§ Task requirements
Go through the listing and set it down exactly, leaving out its pictures.

§ Data section

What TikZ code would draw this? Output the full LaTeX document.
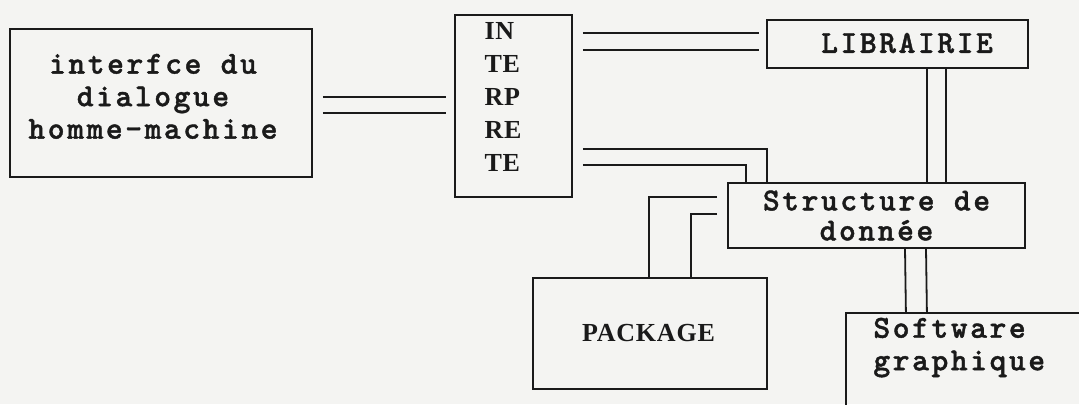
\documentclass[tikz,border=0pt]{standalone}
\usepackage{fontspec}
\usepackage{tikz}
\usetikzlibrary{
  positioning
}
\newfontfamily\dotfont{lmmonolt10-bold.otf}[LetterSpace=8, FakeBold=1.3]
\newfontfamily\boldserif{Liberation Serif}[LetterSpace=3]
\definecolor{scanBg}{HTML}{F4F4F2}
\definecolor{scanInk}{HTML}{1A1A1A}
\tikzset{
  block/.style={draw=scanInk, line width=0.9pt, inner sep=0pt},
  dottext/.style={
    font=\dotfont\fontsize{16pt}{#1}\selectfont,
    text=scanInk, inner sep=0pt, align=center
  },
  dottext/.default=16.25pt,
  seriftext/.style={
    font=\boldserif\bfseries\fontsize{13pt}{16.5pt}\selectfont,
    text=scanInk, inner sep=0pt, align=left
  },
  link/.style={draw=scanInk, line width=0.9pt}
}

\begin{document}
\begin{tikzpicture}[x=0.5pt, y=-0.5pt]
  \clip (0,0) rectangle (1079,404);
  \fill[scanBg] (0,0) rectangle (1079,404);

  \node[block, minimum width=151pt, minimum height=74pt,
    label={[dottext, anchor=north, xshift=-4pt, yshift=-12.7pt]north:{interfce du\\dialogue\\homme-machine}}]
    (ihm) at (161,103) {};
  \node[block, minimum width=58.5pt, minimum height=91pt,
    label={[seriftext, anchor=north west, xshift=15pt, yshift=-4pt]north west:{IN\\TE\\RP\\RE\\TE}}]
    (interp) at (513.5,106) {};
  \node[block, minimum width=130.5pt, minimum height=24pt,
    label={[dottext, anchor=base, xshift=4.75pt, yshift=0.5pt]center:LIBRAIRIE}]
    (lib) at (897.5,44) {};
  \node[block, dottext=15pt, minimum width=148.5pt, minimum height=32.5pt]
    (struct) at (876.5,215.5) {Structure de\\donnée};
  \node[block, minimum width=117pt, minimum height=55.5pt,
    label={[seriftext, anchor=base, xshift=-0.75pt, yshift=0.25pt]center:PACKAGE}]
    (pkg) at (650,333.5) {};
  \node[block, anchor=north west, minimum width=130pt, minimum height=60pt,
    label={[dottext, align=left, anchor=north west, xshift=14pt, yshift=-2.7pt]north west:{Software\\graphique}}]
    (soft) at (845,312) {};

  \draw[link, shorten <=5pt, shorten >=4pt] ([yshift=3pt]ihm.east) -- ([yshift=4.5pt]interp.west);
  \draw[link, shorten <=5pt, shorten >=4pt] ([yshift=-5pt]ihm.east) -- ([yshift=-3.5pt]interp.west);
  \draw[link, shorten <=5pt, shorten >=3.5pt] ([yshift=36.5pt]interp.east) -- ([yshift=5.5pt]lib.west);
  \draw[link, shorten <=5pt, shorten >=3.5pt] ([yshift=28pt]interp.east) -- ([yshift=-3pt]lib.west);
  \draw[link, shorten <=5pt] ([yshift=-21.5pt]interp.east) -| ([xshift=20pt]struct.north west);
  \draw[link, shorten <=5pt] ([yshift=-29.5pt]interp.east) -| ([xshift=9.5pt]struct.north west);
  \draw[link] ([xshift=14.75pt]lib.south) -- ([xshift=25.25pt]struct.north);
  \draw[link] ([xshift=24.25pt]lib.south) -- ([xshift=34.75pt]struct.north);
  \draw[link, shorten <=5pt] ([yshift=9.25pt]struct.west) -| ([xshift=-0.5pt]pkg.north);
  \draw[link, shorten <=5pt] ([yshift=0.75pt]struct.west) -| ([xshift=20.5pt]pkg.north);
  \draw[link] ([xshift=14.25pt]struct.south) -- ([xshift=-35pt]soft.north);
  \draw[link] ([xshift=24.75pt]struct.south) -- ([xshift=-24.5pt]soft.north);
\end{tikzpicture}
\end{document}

§ Result below
What TikZ code would draw this? Output the full LaTeX document.
\documentclass[tikz,border=0pt]{standalone}
\usepackage{fontspec}
\usepackage{tikz}
\usetikzlibrary{
  positioning
}
\newfontfamily\dotfont{lmmonolt10-bold.otf}[LetterSpace=8, FakeBold=1.3]
\newfontfamily\boldserif{Liberation Serif}[LetterSpace=3]
\definecolor{scanBg}{HTML}{F4F4F2}
\definecolor{scanInk}{HTML}{1A1A1A}
\tikzset{
  block/.style={draw=scanInk, line width=0.9pt, inner sep=0pt},
  dottext/.style={
    font=\dotfont\fontsize{16pt}{#1}\selectfont,
    text=scanInk, inner sep=0pt, align=center
  },
  dottext/.default=16.25pt,
  seriftext/.style={
    font=\boldserif\bfseries\fontsize{13pt}{16.5pt}\selectfont,
    text=scanInk, inner sep=0pt, align=left
  },
  link/.style={draw=scanInk, line width=0.9pt}
}

\begin{document}
\begin{tikzpicture}[x=0.5pt, y=-0.5pt]
  \clip (0,0) rectangle (1079,404);
  \fill[scanBg] (0,0) rectangle (1079,404);

  \node[block, minimum width=151pt, minimum height=74pt,
    label={[dottext, anchor=north, xshift=-4pt, yshift=-12.7pt]north:{interfce du\\dialogue\\homme-machine}}]
    (ihm) at (161,103) {};
  \node[block, minimum width=58.5pt, minimum height=91pt,
    label={[seriftext, anchor=north west, xshift=15pt, yshift=-4pt]north west:{IN\\TE\\RP\\RE\\TE}}]
    (interp) at (513.5,106) {};
  \node[block, minimum width=130.5pt, minimum height=24pt,
    label={[dottext, anchor=base, xshift=4.75pt, yshift=0.5pt]center:LIBRAIRIE}]
    (lib) at (897.5,44) {};
  \node[block, dottext=15pt, minimum width=148.5pt, minimum height=32.5pt]
    (struct) at (876.5,215.5) {Structure de\\donnée};
  \node[block, minimum width=117pt, minimum height=55.5pt,
    label={[seriftext, anchor=base, xshift=-0.75pt, yshift=0.25pt]center:PACKAGE}]
    (pkg) at (650,333.5) {};
  \node[block, anchor=north west, minimum width=130pt, minimum height=60pt,
    label={[dottext, align=left, anchor=north west, xshift=14pt, yshift=-2.7pt]north west:{Software\\graphique}}]
    (soft) at (845,312) {};

  \draw[link, shorten <=5pt, shorten >=4pt] ([yshift=3pt]ihm.east) -- ([yshift=4.5pt]interp.west);
  \draw[link, shorten <=5pt, shorten >=4pt] ([yshift=-5pt]ihm.east) -- ([yshift=-3.5pt]interp.west);
  \draw[link, shorten <=5pt, shorten >=3.5pt] ([yshift=36.5pt]interp.east) -- ([yshift=5.5pt]lib.west);
  \draw[link, shorten <=5pt, shorten >=3.5pt] ([yshift=28pt]interp.east) -- ([yshift=-3pt]lib.west);
  \draw[link, shorten <=5pt] ([yshift=-21.5pt]interp.east) -| ([xshift=20pt]struct.north west);
  \draw[link, shorten <=5pt] ([yshift=-29.5pt]interp.east) -| ([xshift=9.5pt]struct.north west);
  \draw[link] ([xshift=14.75pt]lib.south) -- ([xshift=25.25pt]struct.north);
  \draw[link] ([xshift=24.25pt]lib.south) -- ([xshift=34.75pt]struct.north);
  \draw[link, shorten <=5pt] ([yshift=9.25pt]struct.west) -| ([xshift=-0.5pt]pkg.north);
  \draw[link, shorten <=5pt] ([yshift=0.75pt]struct.west) -| ([xshift=20.5pt]pkg.north);
  \draw[link] ([xshift=14.25pt]struct.south) -- ([xshift=-35pt]soft.north);
  \draw[link] ([xshift=24.75pt]struct.south) -- ([xshift=-24.5pt]soft.north);
\end{tikzpicture}
\end{document}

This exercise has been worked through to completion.